LIMIARES DA ESCRITA - «Matinas» (1907) de
Branca de Gonta Colaço
Despertam estas «Matinas» (1907) de
Branca de Gonta Colaço uma clara expetativa literária. Ao tempo, não eram
muitas as mulheres que enfrentavam assim o sortilégio dos prelos e das publicações.
Serve a intitulação para nos conduzir a um horizonte de expetativa sobre uma
carreira então ainda apenas nascente.
Pagando desde logo o tributo devido a
seu pai – o célebre escritor Tomás Ribeiro -, porque a tanto se obriga quem
integra uma linhagem de intelectuais, é esse poema inicial sob a forma de
dedicatória lírica que cava desde logo uma bela psicologia e um nobre caráter:
«Que eu não herdei teu génio nem teu jeito, / mas estas rimas diz-mas a
meiguice / do teu amor, que eu sinto no meu peito!». Assim se apresentava
Branca de Gonta Colaço nesse já distante ano de 1907.

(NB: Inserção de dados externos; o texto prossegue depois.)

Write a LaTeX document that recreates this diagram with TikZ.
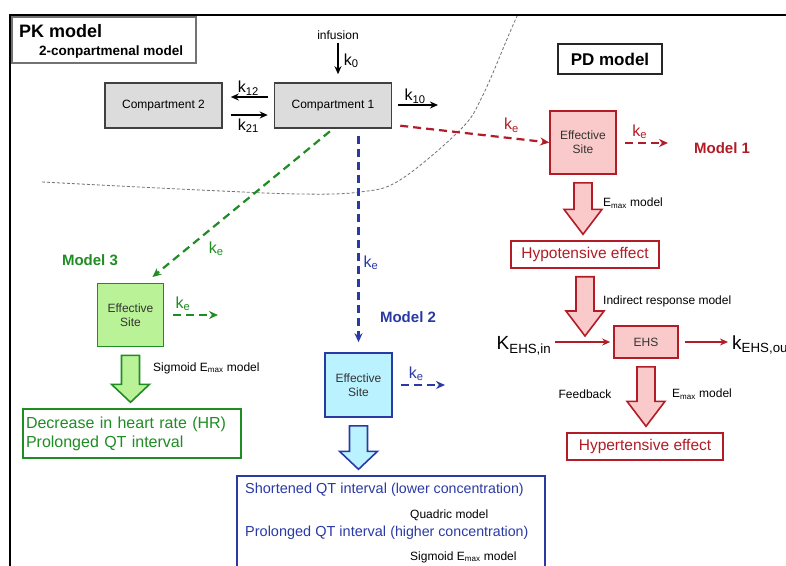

A escritora, nascida em Lisboa em 8 de
julho de 1880, filha, como se disse, do autor de «D. Jaime» e de mãe inglesa (a
poetisa Ann Charlotte Syder), veio a
casar, muito jovem ainda, em 1898, com o artista plástico Jorge Rey Colaço,
acabando por falecer na capital, em 22 de março de 1945, depois de uma vida
intelectual produtiva e multiforme como poetisa, dramaturga e conferencista,
por exemplo.
De nome
completo Branca Eva de Gonta Syder Ribeiro Colaço é justo destacar-se a
integração no nome da escritora de parte do topónimo natal de seu pai: aquele
‘de Gonta’ refere-se a Parada de Gonta, local tão da nossa circunstância.
E é do
fascínio do lugar que se levanta esta memória dentro da crónica. Afinal, os
lugares são palcos de transmissão, de emoção transferida. «Meu pai!», diz a
poetisa no poema inicial das suas primícias literárias, «Do meu sentir, minha
ternura, / fiz estes versos que em raminho escasso / venho depor na tua
sepultura».
Obra do
início e início ainda de um caminho cultural, estas «Matinas» abraçam o verso
de Musset que diz ser este livro toda a juventude da escritora. Assim é, de
facto, e já reflexão poética de emoções onde se destacam a saudade, o
sofrimento e o esquecimento. Não espanta ainda a submissão de uma das partições
poéticas à voz autoritária de Tomás Ribeiro – tal era o tributo do sangue… -,
voltando ainda sob forma epigráfica.
«Qual é o
corpo sem órgãos de um livro?», perguntam-se perguntando-nos Gilles Deleuze e
Felix Guattari em «Rizoma». Organicamente, a poesia nascente de Branca de Gonta
Colaço é já uma completude que se desfibra até à fímbria mais íntima da emoção
e da portugalidade:
«se num momento, em águas de veludo,
meu sangue rubro parecesse o escudo
dessa Bandeira Portuguesa enorme!»
Perpendicularmente, dos pés à raiz da alma, as
margens do sonho são roídas despudoradamente. Até quando? [Correio Beirão, nº 11.]